About: Overview

This experiment is a little bit messy, because I am investigating a bunch of concepts at once. To be clear, this approach is a lot of fun, but it makes writing up the efforts more challenging (no doubt, reading it also becomes more challenging).

In short, this data-engineering pipeline:

is run by GitHub Actions on a daily basis
compiles data offered by the RTE-France (electricity grid) API
publishes the pipeline as a website
offers parquet files that can be imported into other applications

It uses a series of tools:

DVC, data version-control:
- lets you specify the dependencies within the pipeline, e.g. which Quarto files to render
- lets you specify parameters, which also can be used as as dependencies
- manages versions of large data files on remote storage (S3, Blob Storage, etc.), separate from git
Quarto, technical publishing:
- compiles a series of .qmd files - similar in form to .ipynb files - into an HTML site
- .qmd files contain Markdown for prose, and Python blocks as code, run using a Jupyter kernel
- this site includes the parquet files published from the pipeline
Polars, data-frame processing:
- within the .qmd files, trying this out as an alternative to Pandas
Observable, data framework:
- although not part of this pipeline, an Observable notebook can import the published parquet files into DuckDB, for further querying and visualization.
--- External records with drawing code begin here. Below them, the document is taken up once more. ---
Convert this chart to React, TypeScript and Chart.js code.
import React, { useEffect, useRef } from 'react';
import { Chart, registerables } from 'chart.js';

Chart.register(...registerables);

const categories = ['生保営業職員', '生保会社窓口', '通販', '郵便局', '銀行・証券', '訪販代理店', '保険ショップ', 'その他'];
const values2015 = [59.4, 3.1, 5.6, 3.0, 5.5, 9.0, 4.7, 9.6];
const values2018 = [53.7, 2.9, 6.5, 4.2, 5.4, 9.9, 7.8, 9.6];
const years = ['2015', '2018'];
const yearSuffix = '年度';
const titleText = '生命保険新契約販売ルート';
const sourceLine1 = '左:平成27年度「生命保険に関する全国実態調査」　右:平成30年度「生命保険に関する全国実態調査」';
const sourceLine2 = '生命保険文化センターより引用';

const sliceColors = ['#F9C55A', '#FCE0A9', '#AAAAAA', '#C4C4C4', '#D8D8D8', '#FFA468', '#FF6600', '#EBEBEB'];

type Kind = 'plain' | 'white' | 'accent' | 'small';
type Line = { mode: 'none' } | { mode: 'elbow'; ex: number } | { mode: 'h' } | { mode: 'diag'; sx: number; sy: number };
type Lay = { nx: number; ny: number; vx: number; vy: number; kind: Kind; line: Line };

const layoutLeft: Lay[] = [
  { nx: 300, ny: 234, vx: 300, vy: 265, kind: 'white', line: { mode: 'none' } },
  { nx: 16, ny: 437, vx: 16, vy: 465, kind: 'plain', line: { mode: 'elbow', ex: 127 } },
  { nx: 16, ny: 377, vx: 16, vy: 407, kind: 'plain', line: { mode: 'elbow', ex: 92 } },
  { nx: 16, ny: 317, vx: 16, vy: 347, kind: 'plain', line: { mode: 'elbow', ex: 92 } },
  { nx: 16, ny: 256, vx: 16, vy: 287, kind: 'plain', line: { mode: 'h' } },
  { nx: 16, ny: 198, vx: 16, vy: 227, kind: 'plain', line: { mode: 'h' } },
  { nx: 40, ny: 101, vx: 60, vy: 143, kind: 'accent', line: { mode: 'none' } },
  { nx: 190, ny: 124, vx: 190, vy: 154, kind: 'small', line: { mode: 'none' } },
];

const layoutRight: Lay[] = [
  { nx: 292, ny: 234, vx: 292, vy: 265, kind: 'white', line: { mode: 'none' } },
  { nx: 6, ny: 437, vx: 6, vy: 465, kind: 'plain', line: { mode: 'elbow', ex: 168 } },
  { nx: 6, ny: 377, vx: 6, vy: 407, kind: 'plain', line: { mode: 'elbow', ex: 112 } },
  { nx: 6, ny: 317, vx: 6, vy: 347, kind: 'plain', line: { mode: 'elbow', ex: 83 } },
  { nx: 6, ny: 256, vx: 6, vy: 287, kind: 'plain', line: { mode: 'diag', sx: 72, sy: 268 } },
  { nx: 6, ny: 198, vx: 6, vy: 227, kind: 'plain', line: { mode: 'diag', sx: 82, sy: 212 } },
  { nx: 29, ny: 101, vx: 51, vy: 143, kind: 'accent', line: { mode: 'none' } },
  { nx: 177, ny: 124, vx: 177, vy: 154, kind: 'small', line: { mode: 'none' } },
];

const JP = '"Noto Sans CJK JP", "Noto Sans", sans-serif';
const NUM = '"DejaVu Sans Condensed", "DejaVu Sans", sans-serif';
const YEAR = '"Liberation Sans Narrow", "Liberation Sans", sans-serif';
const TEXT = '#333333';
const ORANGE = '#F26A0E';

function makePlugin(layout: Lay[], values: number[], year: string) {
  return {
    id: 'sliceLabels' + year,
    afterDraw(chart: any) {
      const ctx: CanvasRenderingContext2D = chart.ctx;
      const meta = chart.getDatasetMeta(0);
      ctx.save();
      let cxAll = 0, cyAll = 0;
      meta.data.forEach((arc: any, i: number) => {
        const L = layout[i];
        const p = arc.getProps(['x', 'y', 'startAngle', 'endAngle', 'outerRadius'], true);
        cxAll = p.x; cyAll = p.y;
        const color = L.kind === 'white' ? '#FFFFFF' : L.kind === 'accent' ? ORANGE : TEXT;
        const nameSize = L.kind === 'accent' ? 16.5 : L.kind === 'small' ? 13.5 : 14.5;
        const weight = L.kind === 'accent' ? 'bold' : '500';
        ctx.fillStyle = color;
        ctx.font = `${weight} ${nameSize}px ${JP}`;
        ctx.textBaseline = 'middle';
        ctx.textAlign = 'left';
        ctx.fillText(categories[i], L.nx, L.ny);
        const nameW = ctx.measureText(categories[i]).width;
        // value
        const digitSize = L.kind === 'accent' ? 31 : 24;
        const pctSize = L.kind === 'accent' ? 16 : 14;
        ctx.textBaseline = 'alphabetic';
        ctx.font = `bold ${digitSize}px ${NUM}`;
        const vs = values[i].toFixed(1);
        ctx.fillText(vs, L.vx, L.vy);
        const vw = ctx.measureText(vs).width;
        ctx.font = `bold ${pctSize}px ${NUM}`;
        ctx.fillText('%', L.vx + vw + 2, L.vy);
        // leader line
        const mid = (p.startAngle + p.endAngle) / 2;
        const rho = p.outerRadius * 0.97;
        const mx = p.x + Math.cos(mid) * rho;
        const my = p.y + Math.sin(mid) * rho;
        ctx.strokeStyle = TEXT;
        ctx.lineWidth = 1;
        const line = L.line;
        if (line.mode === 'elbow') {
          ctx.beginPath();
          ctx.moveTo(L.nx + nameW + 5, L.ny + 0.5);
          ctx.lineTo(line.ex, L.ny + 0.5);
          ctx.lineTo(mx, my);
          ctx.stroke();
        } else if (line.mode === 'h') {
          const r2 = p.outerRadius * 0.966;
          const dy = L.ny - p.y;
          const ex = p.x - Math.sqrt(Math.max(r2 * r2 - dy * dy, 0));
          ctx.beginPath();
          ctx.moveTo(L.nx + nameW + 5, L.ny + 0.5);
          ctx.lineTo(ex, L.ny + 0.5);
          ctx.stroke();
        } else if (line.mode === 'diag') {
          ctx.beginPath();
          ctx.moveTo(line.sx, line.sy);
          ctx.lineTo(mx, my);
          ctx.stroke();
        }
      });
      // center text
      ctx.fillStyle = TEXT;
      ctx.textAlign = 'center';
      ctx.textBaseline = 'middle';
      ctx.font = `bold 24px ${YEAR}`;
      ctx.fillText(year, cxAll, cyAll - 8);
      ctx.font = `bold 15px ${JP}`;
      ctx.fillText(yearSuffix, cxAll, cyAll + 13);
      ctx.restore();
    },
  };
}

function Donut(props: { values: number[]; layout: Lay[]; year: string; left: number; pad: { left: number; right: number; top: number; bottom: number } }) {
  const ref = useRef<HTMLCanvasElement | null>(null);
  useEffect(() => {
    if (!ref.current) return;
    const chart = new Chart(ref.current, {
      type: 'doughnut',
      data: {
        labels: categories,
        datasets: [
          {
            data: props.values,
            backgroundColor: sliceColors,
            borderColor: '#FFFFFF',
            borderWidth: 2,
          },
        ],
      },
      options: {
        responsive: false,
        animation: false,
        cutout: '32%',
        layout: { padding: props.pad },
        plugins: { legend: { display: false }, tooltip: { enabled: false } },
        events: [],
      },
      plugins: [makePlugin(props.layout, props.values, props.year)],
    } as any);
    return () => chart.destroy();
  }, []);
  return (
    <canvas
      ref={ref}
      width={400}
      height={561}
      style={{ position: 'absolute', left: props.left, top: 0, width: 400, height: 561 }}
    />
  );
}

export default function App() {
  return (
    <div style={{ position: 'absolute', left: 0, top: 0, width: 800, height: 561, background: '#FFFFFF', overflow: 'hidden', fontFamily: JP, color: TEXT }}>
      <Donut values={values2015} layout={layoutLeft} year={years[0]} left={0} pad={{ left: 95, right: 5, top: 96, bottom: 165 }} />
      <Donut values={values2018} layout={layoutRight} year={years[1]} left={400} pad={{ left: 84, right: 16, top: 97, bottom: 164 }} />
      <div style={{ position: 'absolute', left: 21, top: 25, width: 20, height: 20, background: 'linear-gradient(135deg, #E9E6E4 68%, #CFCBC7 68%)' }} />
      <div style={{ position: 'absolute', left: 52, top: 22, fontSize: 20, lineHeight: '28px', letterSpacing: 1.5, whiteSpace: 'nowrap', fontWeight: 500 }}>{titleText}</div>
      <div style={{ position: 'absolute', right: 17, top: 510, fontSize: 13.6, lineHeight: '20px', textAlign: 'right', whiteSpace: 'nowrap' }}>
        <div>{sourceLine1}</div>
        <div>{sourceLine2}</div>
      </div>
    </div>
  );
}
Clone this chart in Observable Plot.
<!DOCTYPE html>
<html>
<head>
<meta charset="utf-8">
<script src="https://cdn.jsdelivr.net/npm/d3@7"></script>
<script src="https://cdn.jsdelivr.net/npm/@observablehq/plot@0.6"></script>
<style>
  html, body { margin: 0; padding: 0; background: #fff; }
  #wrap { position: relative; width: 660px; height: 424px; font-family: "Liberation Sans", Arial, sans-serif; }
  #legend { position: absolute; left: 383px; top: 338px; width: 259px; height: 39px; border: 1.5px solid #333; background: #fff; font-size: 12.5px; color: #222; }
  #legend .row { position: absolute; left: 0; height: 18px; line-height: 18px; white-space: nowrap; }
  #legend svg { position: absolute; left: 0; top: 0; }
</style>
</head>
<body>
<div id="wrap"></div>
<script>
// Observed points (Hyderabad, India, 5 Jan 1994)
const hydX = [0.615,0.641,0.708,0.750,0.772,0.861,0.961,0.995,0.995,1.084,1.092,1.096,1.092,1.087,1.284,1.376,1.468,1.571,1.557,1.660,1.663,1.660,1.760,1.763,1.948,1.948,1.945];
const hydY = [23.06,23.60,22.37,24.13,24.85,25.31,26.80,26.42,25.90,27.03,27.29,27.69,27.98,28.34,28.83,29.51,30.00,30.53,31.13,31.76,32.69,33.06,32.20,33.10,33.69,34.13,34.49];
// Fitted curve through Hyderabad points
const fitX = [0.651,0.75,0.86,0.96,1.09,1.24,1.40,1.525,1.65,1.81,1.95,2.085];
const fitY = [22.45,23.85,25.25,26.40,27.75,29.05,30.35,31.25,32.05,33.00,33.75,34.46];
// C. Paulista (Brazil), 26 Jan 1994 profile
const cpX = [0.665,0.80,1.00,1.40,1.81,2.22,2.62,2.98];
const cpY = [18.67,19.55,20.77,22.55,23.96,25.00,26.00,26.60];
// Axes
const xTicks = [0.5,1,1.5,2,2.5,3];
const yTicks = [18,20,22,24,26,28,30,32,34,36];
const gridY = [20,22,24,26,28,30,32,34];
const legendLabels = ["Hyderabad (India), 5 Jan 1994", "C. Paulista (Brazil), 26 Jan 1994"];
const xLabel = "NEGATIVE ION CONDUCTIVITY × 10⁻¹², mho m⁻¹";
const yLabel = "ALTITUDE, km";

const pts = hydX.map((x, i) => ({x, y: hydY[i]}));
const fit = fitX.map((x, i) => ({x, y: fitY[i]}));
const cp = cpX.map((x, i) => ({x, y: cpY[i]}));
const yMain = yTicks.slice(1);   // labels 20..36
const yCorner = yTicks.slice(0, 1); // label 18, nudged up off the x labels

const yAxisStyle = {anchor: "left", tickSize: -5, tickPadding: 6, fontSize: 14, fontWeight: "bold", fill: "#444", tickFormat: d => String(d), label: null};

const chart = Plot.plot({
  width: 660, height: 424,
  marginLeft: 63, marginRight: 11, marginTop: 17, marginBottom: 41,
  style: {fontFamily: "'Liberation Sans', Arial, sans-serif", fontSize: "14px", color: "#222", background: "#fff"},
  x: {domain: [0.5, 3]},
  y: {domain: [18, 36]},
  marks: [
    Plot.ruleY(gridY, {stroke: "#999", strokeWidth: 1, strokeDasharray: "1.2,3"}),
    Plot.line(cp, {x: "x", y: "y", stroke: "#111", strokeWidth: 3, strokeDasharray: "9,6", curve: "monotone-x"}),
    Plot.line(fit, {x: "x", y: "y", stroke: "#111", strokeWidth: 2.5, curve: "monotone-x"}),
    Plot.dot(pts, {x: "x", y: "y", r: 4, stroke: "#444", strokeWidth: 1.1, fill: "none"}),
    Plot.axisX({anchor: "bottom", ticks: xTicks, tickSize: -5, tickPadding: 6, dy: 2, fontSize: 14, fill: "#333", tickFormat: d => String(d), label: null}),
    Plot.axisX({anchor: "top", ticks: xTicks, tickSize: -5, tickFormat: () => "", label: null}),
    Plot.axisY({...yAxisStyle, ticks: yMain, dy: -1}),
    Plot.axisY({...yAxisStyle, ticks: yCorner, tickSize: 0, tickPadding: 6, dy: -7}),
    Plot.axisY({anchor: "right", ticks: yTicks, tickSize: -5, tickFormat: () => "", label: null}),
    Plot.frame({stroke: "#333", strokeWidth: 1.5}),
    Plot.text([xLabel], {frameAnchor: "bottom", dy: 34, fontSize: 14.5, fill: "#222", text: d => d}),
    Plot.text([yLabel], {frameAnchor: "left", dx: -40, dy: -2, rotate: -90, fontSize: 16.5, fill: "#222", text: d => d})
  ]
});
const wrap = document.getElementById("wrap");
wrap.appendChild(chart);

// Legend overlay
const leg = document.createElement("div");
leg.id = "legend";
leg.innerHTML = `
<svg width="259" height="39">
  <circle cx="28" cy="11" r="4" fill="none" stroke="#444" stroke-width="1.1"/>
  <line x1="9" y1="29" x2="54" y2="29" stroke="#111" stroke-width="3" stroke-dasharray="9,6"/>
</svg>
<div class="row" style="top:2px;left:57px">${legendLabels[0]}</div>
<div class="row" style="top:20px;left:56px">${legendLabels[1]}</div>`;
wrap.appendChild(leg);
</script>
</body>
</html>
Note: I am not trained as a data engineer; I offer my deepest apologies to my properly-trained colleagues.

Repository configuration

If you want a better idea of how this pipeline works, you might find these links to the source files useful:

dvc.yaml:

Specifies the pipeline: the dependencies, commands, and outputs for each stage.
dvc-params.yaml

A place to store parameters for your pipeline; these can be treated as dependencies.
.dvc/config

Specifies the location of the data remote. In this case it’s an S3 bucket, but DVC also supports Azure, and other platforms.
_quarto.yml

Specifies the layout of this website, as well as the files that should be published as a part of the website
index.qmd

“Quarto Markdown” files are like Jupyter notebooks; they contain both code and prose. This file is for the front page of this website.
.github/wokflows/quarto-render.yml

This GitHub Actions workflow runs the pipeline nightly. Among other steps, it calls dvc repro, which renders the .qmd files that are in the pipeline. It then calls quarto render which renders the .qmd files not in the pipeline, then compiles the website. We use a Quarto option to exclude the pipeline .qmd files from the global quarto render call.